AIM: Strip the pictures and reproduce the rest of the listing exactly.

++++++++++

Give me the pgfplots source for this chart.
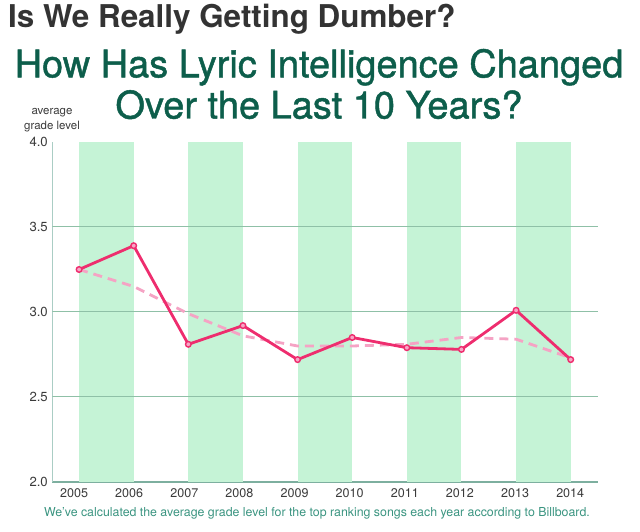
\documentclass[border=0pt]{standalone}
\usepackage{pgfplots}
\pgfplotsset{compat=1.18}
\usepackage{fontspec}
\setmainfont{TeX Gyre Heros}
\newfontfamily\medfont{TeX Gyre Heros}[BoldFont=TeX Gyre Heros, BoldFeatures={FakeBold=1.2}]
\definecolor{band}{HTML}{C5F3D6}
\definecolor{lineP}{HTML}{EE2D6E}
\definecolor{markP}{HTML}{F7A6C5}
\definecolor{dashP}{HTML}{F5A3C4}
\definecolor{gridc}{HTML}{8FC0A7}
\definecolor{yaxisc}{HTML}{AACDC4}
\definecolor{xaxisc}{HTML}{7DAF9F}
\definecolor{tgray}{HTML}{333333}
\definecolor{tgreen}{HTML}{0D5E4B}
\definecolor{capc}{HTML}{3A9480}
\definecolor{tickc}{HTML}{3A3A3A}
\begin{document}
\begin{tikzpicture}
\path[use as bounding box] (0,0) rectangle (640bp,532bp);
\node[anchor=base west, inner sep=0, text=tgray, font=\bfseries\fontsize{31.5}{34}\selectfont] at (8bp,504.3bp) {Is We Really Getting Dumber?};
\node[anchor=base, inner sep=0, text=tgreen, font=\medfont\bfseries\fontsize{38.1}{42}\selectfont] at (319bp,454.7bp) {How Has Lyric Intelligence Changed};
\node[anchor=base, inner sep=0, text=tgreen, font=\medfont\bfseries\fontsize{38.1}{42}\selectfont] at (319bp,413.5bp) {Over the Last 10 Years?};
\node[anchor=base, inner sep=0, text=tickc, font=\fontsize{11.5}{13}\selectfont] at (52bp,417bp) {average};
\node[anchor=base, inner sep=0, text=tickc, font=\fontsize{11.5}{13}\selectfont] at (52bp,402bp) {grade level};
\node[anchor=base, inner sep=0, text=capc, font=\fontsize{12.4}{14}\selectfont] at (317bp,16bp) {We've calculated the average grade level for the top ranking songs each year according to Billboard.};
\begin{axis}[
  at={(52.3bp,50bp)}, anchor=south west,
  scale only axis, width=546bp, height=340bp,
  xmin=2004.51, xmax=2014.505, ymin=2, ymax=4,
  axis lines*=left,
  x axis line style={draw=xaxisc, line width=1.3bp},
  y axis line style={draw=yaxisc, line width=1.3bp},
  major tick length=0pt,
  xtick={2004.908,2005.917,2006.927,2007.936,2008.945,2009.954,2010.963,2011.972,2012.982,2013.991},
  xticklabels={2005,2006,2007,2008,2009,2010,2011,2012,2013,2014},
  ytick={2,2.5,3,3.5,4},
  /pgf/number format/assume math mode=true,
  yticklabel={\pgfmathprintnumber[fixed,fixed zerofill,precision=1]{\tick}},
  xticklabel style={font=\fontsize{12.6}{14}\selectfont, text=tickc, yshift=-3bp},
  yticklabel style={font=\fontsize{13.2}{15}\selectfont, text=tickc, xshift=-1bp},
  clip=true,
]
\addplot[fill=band, draw=none] coordinates {(2005,2) (2005,4) (2006,4) (2006,2)} -- cycle;
\addplot[fill=band, draw=none] coordinates {(2007,2) (2007,4) (2008,4) (2008,2)} -- cycle;
\addplot[fill=band, draw=none] coordinates {(2009,2) (2009,4) (2010,4) (2010,2)} -- cycle;
\addplot[fill=band, draw=none] coordinates {(2011,2) (2011,4) (2012,4) (2012,2)} -- cycle;
\addplot[fill=band, draw=none] coordinates {(2013,2) (2013,4) (2014,4) (2014,2)} -- cycle;
\addplot[gridc, line width=1bp] coordinates {(2004.51,2.5) (2014.505,2.5)};
\addplot[gridc, line width=1bp] coordinates {(2004.51,3.0) (2014.505,3.0)};
\addplot[gridc, line width=1bp] coordinates {(2004.51,3.5) (2014.505,3.5)};
\addplot[dashP, line width=2.8bp, dash pattern=on 9bp off 6bp] coordinates {
(2005,3.25) (2006,3.15) (2007,2.99) (2008,2.86) (2009,2.80) (2010,2.80) (2011,2.81) (2012,2.85) (2013,2.84) (2014,2.73)};
\addplot[lineP, line width=2.8bp, mark=*, mark size=2.8bp, mark options={fill=markP, draw=lineP, line width=1.4bp}] coordinates {
(2005,3.25) (2006,3.39) (2007,2.81) (2008,2.92) (2009,2.72) (2010,2.85) (2011,2.79) (2012,2.78) (2013,3.01) (2014,2.72)};
\end{axis}
\end{tikzpicture}
\end{document}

++++++++++

RESULT:
Give me the pgfplots source for this chart.
\documentclass[border=0pt]{standalone}
\usepackage{pgfplots}
\pgfplotsset{compat=1.18}
\usepackage{fontspec}
\setmainfont{TeX Gyre Heros}
\newfontfamily\medfont{TeX Gyre Heros}[BoldFont=TeX Gyre Heros, BoldFeatures={FakeBold=1.2}]
\definecolor{band}{HTML}{C5F3D6}
\definecolor{lineP}{HTML}{EE2D6E}
\definecolor{markP}{HTML}{F7A6C5}
\definecolor{dashP}{HTML}{F5A3C4}
\definecolor{gridc}{HTML}{8FC0A7}
\definecolor{yaxisc}{HTML}{AACDC4}
\definecolor{xaxisc}{HTML}{7DAF9F}
\definecolor{tgray}{HTML}{333333}
\definecolor{tgreen}{HTML}{0D5E4B}
\definecolor{capc}{HTML}{3A9480}
\definecolor{tickc}{HTML}{3A3A3A}
\begin{document}
\begin{tikzpicture}
\path[use as bounding box] (0,0) rectangle (640bp,532bp);
\node[anchor=base west, inner sep=0, text=tgray, font=\bfseries\fontsize{31.5}{34}\selectfont] at (8bp,504.3bp) {Is We Really Getting Dumber?};
\node[anchor=base, inner sep=0, text=tgreen, font=\medfont\bfseries\fontsize{38.1}{42}\selectfont] at (319bp,454.7bp) {How Has Lyric Intelligence Changed};
\node[anchor=base, inner sep=0, text=tgreen, font=\medfont\bfseries\fontsize{38.1}{42}\selectfont] at (319bp,413.5bp) {Over the Last 10 Years?};
\node[anchor=base, inner sep=0, text=tickc, font=\fontsize{11.5}{13}\selectfont] at (52bp,417bp) {average};
\node[anchor=base, inner sep=0, text=tickc, font=\fontsize{11.5}{13}\selectfont] at (52bp,402bp) {grade level};
\node[anchor=base, inner sep=0, text=capc, font=\fontsize{12.4}{14}\selectfont] at (317bp,16bp) {We've calculated the average grade level for the top ranking songs each year according to Billboard.};
\begin{axis}[
  at={(52.3bp,50bp)}, anchor=south west,
  scale only axis, width=546bp, height=340bp,
  xmin=2004.51, xmax=2014.505, ymin=2, ymax=4,
  axis lines*=left,
  x axis line style={draw=xaxisc, line width=1.3bp},
  y axis line style={draw=yaxisc, line width=1.3bp},
  major tick length=0pt,
  xtick={2004.908,2005.917,2006.927,2007.936,2008.945,2009.954,2010.963,2011.972,2012.982,2013.991},
  xticklabels={2005,2006,2007,2008,2009,2010,2011,2012,2013,2014},
  ytick={2,2.5,3,3.5,4},
  /pgf/number format/assume math mode=true,
  yticklabel={\pgfmathprintnumber[fixed,fixed zerofill,precision=1]{\tick}},
  xticklabel style={font=\fontsize{12.6}{14}\selectfont, text=tickc, yshift=-3bp},
  yticklabel style={font=\fontsize{13.2}{15}\selectfont, text=tickc, xshift=-1bp},
  clip=true,
]
\addplot[fill=band, draw=none] coordinates {(2005,2) (2005,4) (2006,4) (2006,2)} -- cycle;
\addplot[fill=band, draw=none] coordinates {(2007,2) (2007,4) (2008,4) (2008,2)} -- cycle;
\addplot[fill=band, draw=none] coordinates {(2009,2) (2009,4) (2010,4) (2010,2)} -- cycle;
\addplot[fill=band, draw=none] coordinates {(2011,2) (2011,4) (2012,4) (2012,2)} -- cycle;
\addplot[fill=band, draw=none] coordinates {(2013,2) (2013,4) (2014,4) (2014,2)} -- cycle;
\addplot[gridc, line width=1bp] coordinates {(2004.51,2.5) (2014.505,2.5)};
\addplot[gridc, line width=1bp] coordinates {(2004.51,3.0) (2014.505,3.0)};
\addplot[gridc, line width=1bp] coordinates {(2004.51,3.5) (2014.505,3.5)};
\addplot[dashP, line width=2.8bp, dash pattern=on 9bp off 6bp] coordinates {
(2005,3.25) (2006,3.15) (2007,2.99) (2008,2.86) (2009,2.80) (2010,2.80) (2011,2.81) (2012,2.85) (2013,2.84) (2014,2.73)};
\addplot[lineP, line width=2.8bp, mark=*, mark size=2.8bp, mark options={fill=markP, draw=lineP, line width=1.4bp}] coordinates {
(2005,3.25) (2006,3.39) (2007,2.81) (2008,2.92) (2009,2.72) (2010,2.85) (2011,2.79) (2012,2.78) (2013,3.01) (2014,2.72)};
\end{axis}
\end{tikzpicture}
\end{document}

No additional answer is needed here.